Sift in flour, baking powder, and salt. Gently fold to combine—don’t overmix! -
Bake:
Pour batter into pan and spread evenly. Bake for 10-12 minutes or until it springs back to touch. -
Roll the Cake:
Immediately turn the cake out onto a clean kitchen towel dusted with powdered sugar. Peel off parchment and roll cake (with towel) from short end. Let cool completely. -
Cheesecake Filling:
In a bowl, beat cream cheese, powdered sugar, and vanilla until smooth. In another bowl, whip cream to stiff peaks.
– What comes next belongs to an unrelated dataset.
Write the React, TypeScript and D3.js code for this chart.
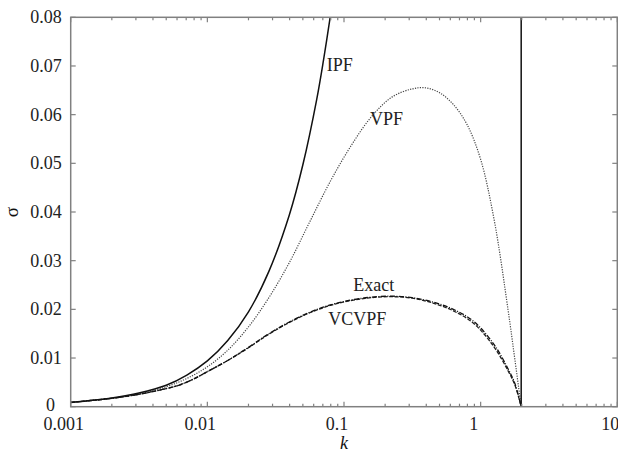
import React from "react";
import * as d3 from "d3";

// ---- data ----
const kIPF = [0.001, 0.002, 0.00316, 0.005, 0.00708, 0.01, 0.0141, 0.02, 0.0282, 0.0398, 0.0501, 0.0631, 0.0708, 0.08];
const sIPF = [0.00088, 0.0018, 0.0028, 0.0044, 0.0065, 0.0094, 0.0136, 0.0195, 0.0278, 0.0394, 0.0498, 0.0631, 0.0712, 0.0808];

const kVPF = [0.001, 0.002, 0.00316, 0.005, 0.00708, 0.01, 0.0141, 0.02, 0.0282, 0.0398, 0.0562, 0.0794, 0.112, 0.158, 0.224, 0.316, 0.398, 0.501, 0.631, 0.794, 1.0, 1.259, 1.585, 1.778, 1.98];
const sVPF = [0.00088, 0.0017, 0.0026, 0.0041, 0.0058, 0.0082, 0.0116, 0.0164, 0.0224, 0.0296, 0.0380, 0.0463, 0.0535, 0.0595, 0.0636, 0.0653, 0.0655, 0.0645, 0.0621, 0.0580, 0.0508, 0.0382, 0.0200, 0.0098, 0];

const kExact = [0.001, 0.00158, 0.00251, 0.00398, 0.00631, 0.00794, 0.01, 0.0141, 0.02, 0.0282, 0.0398, 0.0562, 0.0794, 0.112, 0.158, 0.224, 0.316, 0.447, 0.631, 0.891, 1.259, 1.585, 1.778, 1.98];
const sExact = [0.00088, 0.00142, 0.0021, 0.0031, 0.0045, 0.0057, 0.0072, 0.0095, 0.0122, 0.0150, 0.0174, 0.0194, 0.0209, 0.0219, 0.0225, 0.0227, 0.0224, 0.0215, 0.0200, 0.0175, 0.0127, 0.0078, 0.0048, 0];

const kVCVPF = [0.001, 0.00158, 0.00251, 0.00398, 0.00631, 0.00794, 0.01, 0.0141, 0.02, 0.0282, 0.0398, 0.0562, 0.0794, 0.112, 0.158, 0.224, 0.316, 0.447, 0.631, 0.891, 1.259, 1.585, 1.778, 1.98];
const sVCVPF = [0.00088, 0.00142, 0.0021, 0.0031, 0.0045, 0.0057, 0.0072, 0.0095, 0.0121, 0.0149, 0.0173, 0.0193, 0.0208, 0.0218, 0.0224, 0.0226, 0.0223, 0.0213, 0.0197, 0.0171, 0.0122, 0.0074, 0.0045, 0];

const cutoffK = [1.98, 1.98];
const cutoffS = [0, 0.08];

const xTickValues = [0.001, 0.01, 0.1, 1, 10];
const xTickLabels = ["0.001", "0.01", "0.1", "1", "10"];
const yTickValues = [0, 0.01, 0.02, 0.03, 0.04, 0.05, 0.06, 0.07, 0.08];
const yTickLabels = ["0", "0.01", "0.02", "0.03", "0.04", "0.05", "0.06", "0.07", "0.08"];

const curveLabels = ["IPF", "VPF", "Exact", "VCVPF"];
const labelK = [0.093, 0.205, 0.165, 0.125];
const labelS = [0.0689, 0.0579, 0.0238, 0.0168];

const W = 618, H = 452;
const L = 70.7, R = 617.3, T = 17.3, B = 406.7;
const FONT = "'Liberation Serif', 'Times New Roman', 'DejaVu Serif', serif";
const AXIS = "#808080";
const TXT = { fontFamily: FONT } as React.CSSProperties;

export default function App() {
  const x = d3.scaleLog().domain([0.001, 10]).range([L, R]);
  const y = d3.scaleLinear().domain([0, 0.08]).range([B, T]);
  const line = (ks: number[], ss: number[]) =>
    d3.line<number>().x((_, i) => x(ks[i])).y((_, i) => Math.min(B, y(ss[i]))).curve(d3.curveCatmullRom.alpha(0.5))(ks) || "";
  const straight = (ks: number[], ss: number[]) =>
    d3.line<number>().x((_, i) => x(ks[i])).y((_, i) => y(ss[i]))(ks) || "";

  const allX = x.ticks();
  const minorX = allX.filter((v) => !xTickValues.some((m) => Math.abs(m - v) / m < 1e-6));

  return (
    <svg width={W} height={H} style={{ position: "absolute", left: 0, top: 0, background: "#fff" }}>
      <defs>
        <clipPath id="plotClip">
          <rect x={L} y={T} width={R - L} height={B - T} />
        </clipPath>
      </defs>
      <rect x={0} y={0} width={W} height={H} fill="#fff" />
      {/* curves */}
      <g clipPath="url(#plotClip)">
        <path d={line(kVPF, sVPF)} fill="none" stroke="#444" strokeWidth={1.2} strokeDasharray="1.2,1.3" />
        <path d={line(kVCVPF, sVCVPF)} fill="none" stroke="#222" strokeWidth={1.3} strokeDasharray="4,1.5" />
        <path d={line(kExact, sExact)} fill="none" stroke="#111" strokeWidth={1.3} strokeDasharray="5,1.5,1,1.5" />
        <path d={line(kIPF, sIPF)} fill="none" stroke="#111" strokeWidth={1.5} />
        <path d={straight(cutoffK, cutoffS)} fill="none" stroke="#111" strokeWidth={1.5} />
      </g>

      {/* frame */}
      <rect x={L} y={T} width={R - L} height={B - T} fill="none" stroke={AXIS} strokeWidth={1.5} />
      {xTickValues.map((v) => (
        <g key={"xm" + v}>
          <line x1={x(v)} x2={x(v)} y1={B} y2={B - 5} stroke={AXIS} strokeWidth={1.2} />
          <line x1={x(v)} x2={x(v)} y1={T} y2={T + 5} stroke={AXIS} strokeWidth={1.2} />
        </g>
      ))}
      {minorX.map((v) => (
        <g key={"xn" + v}>
          <line x1={x(v)} x2={x(v)} y1={B} y2={B - 3} stroke={AXIS} strokeWidth={1.2} />
          <line x1={x(v)} x2={x(v)} y1={T} y2={T + 3} stroke={AXIS} strokeWidth={1.2} />
        </g>
      ))}
      {yTickValues.map((v) => (
        <g key={"y" + v}>
          <line x1={L} x2={L + 5} y1={y(v)} y2={y(v)} stroke={AXIS} strokeWidth={1.2} />
          <line x1={R} x2={R - 5} y1={y(v)} y2={y(v)} stroke={AXIS} strokeWidth={1.2} />
        </g>
      ))}
      {/* tick labels */}
      {xTickValues.map((v, i) => (
        <text key={"xl" + v} x={x(v) - 7} y={430} textAnchor="middle" fontSize={18} fill="#222" style={TXT}>
          {xTickLabels[i]}
        </text>
      ))}
      {yTickValues.map((v, i) => (
        <text key={"yl" + v} x={v === 0 ? 55 : 61.7} y={y(v) + (v === 0 ? 4 : 6)} textAnchor="end" fontSize={18} fill="#222" style={TXT}>
          {yTickLabels[i]}
        </text>
      ))}
      {/* axis titles */}
      <text x={(L + R) / 2} y={449} textAnchor="middle" fontSize={18} fontStyle="italic" fill="#111" style={TXT}>k</text>
      <text transform={`translate(18, ${(T + B) / 2}) rotate(-90)`} textAnchor="middle" fontSize={19} fill="#111" style={TXT}>σ</text>
      {/* curve labels */}
      {curveLabels.map((t, i) => (
        <text key={t} x={x(labelK[i])} y={y(labelS[i])} textAnchor="middle" fontSize={18} fill="#222" style={TXT}>
          {t}
        </text>
      ))}
    </svg>
  );
}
Fold whipped cream into cream cheese mixture. -
Strawberry Glaze:
In a saucepan over medium heat, combine chopped strawberries, sugar, and lemon juice. Cook until thick and syrupy, about 8-10 minutes. Let cool. -
Assemble the Roll:
Carefully unroll the cooled cake. Spread cheesecake filling evenly. Top with some fresh chopped strawberries. Re-roll gently. -
Top It Off:
Drizzle with strawberry glaze, add whipped cream swirls, and garnish with fresh strawberries. Chill 1 hour before slicing for perfect cuts.
TIP: For clean slices, use a sharp serrated knife wiped clean between cuts!